I have been here more than three months now and I haven't really gotten to the point where I crave food that I can't have. I don't wake up, mouth watering, after a dream about a steak. I don't walk past the Mc'D's in Surat and feel the lure of the arches. I like Indian food for the most part and denying my cravings and succeeding is sort of thrilling in a weird way. But..some days you just need ice-cream. There is a ice cream treat here called faluda and last night, we were craving it. Not knowing where to look for it in our village, we called our helpful friend, Kaushik-bhai. Lyndi called and I could hear the deep disappointment in her voice when he said that you couldn't get it in our town. All 4 of us groaned in unison. Her face perked up though, when he asked her to call back in 5 minutes. Ten minutes later, he is in front of our house with his car and we are piling in. We have no idea where we are going but, we have our wallets just in case (even though, we would never have had to pay for it). Next thing we knew, we were pulling in to their driveway and his wife is pulling out the ingredients to make us homemade faluda! Vermicelli, ice cream, milk, crumbled cookie pieces, large glasses.

How did we go from asking for directions to eating what it was we were looking for in a friend's home?...that's India.

03 September 2009

Ganpati Pappa! Moria!


Ganpati Festival ended today all over India. After one last night of dancing Garba at the local Mundir (temple), I went to bed exhausted, feet aching, the smell of incense clinging to my clothes; happy. Resurgence; the act of parading the Ganpati (et la; Ganesha, in English) through the village before putting him into the river, was to being any time after 1 pm so, all schools in the area had early classes. I walked into my classes to find more than half of my students missing and I can't say I blamed them. It was rainy and dreary and the anticipation of the coming events was much too distracting. Fun Miss Kitty just couldn't compete with what was about to happen.
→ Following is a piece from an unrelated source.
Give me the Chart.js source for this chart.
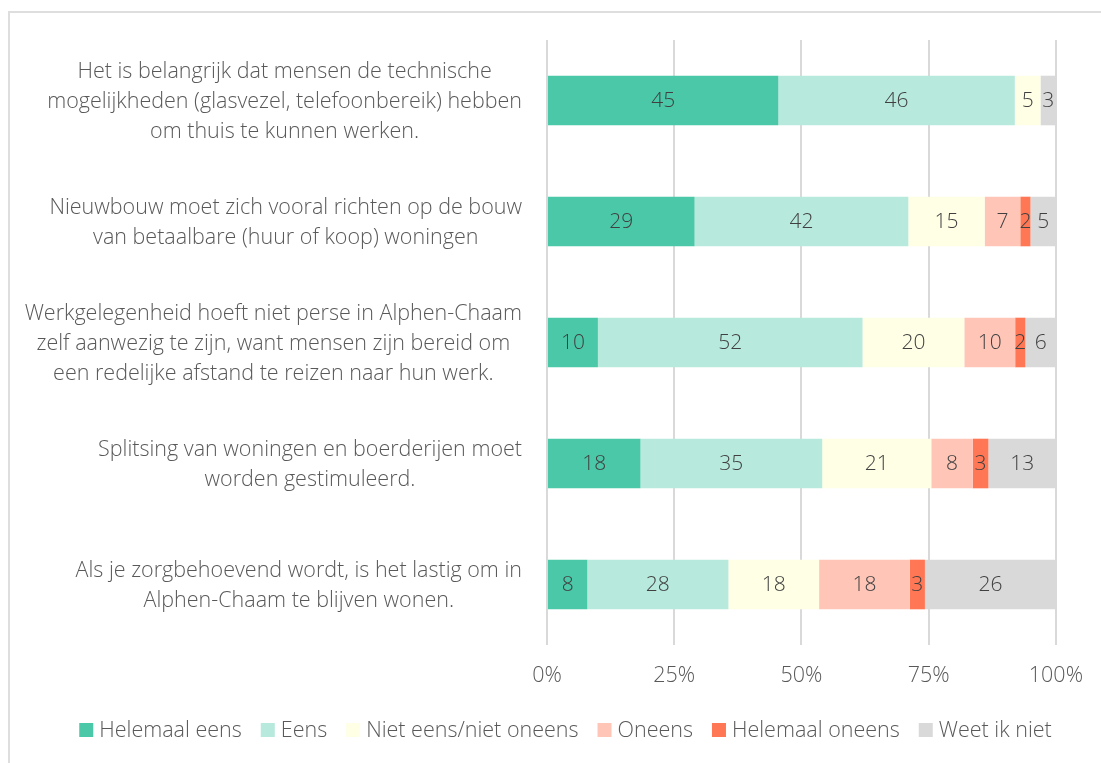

The dancing began with the beat of drums. Everyone in the community I was spending the day at in Madhi ran for the street and the tractor that was pulling Ganpati down to the river. Immediately, I heard children shouting, "Kitty Teacher!". These shouts were quickly followed by me being covered in pink powder. I had asked why the pink powder being smeared by your neighbors all over your face and I was told it was so that you enjoy. The more pink on my skin, down my shirt, in my hair, the happier I became so, I guess whoever told me that was right. Next, my hands were being grabbed. Students from the school that I barely recognize out of their uniforms, town's women happy to be away from daily chores, and the occasional intoxicated Kaka (uncle) pull me into the springy two-step. Right hand pumped in the air. Left hand. Right! Left! Men alternate with boys playing the tabla to the music blaring from the speaker system coming from the float-like construct carrying Ganesha to his final resting place for 2009.
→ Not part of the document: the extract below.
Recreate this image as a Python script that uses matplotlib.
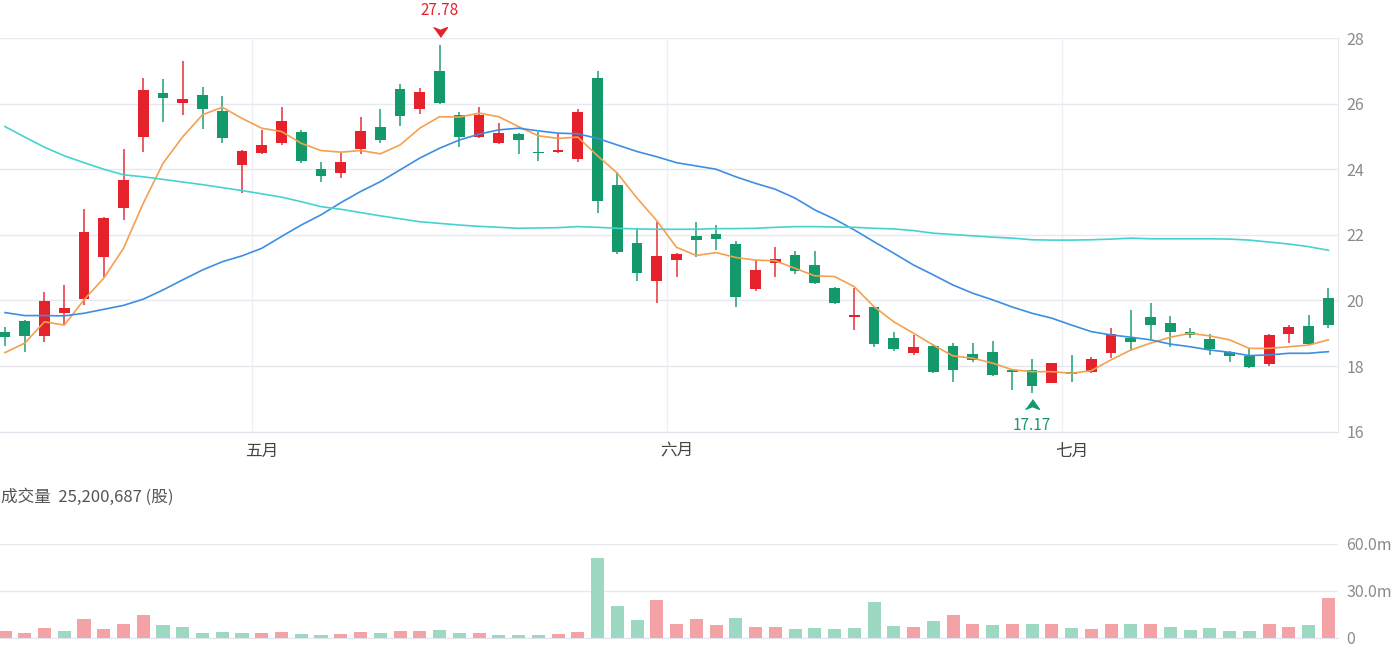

The river was a riot in a cloud of pink dust; music coming from too many different directions. By this time, I am covered - literally, covered in the pink stuff so that my hair looks like I've dyed it red and my camera is only taking fuzzy pictures due to all the dust in the lens. Walking at a slow "Indian pace" after being scolded several times by my new friends for walking too fast, I watch as the heads turn...I look behind myself, hoping to see another foreigner - anyone to make me less conspicuous. Alas, it's only me and the stares aren't going away as Ganesha is temporarily forgotten in my wake.

Luckily, this is a favourite festival to many and the cheers are growing louder with every step I take towards the river and the crowds that are carrying their Ganpati's down to the river on the shoulders of men. Slowly, reverently, Ganpati is places in the water along with the desires you have prayed to him for throughout the festival.

And then, before your eyes, Ganpati is gone. Not to be seen in this form again until this time next year.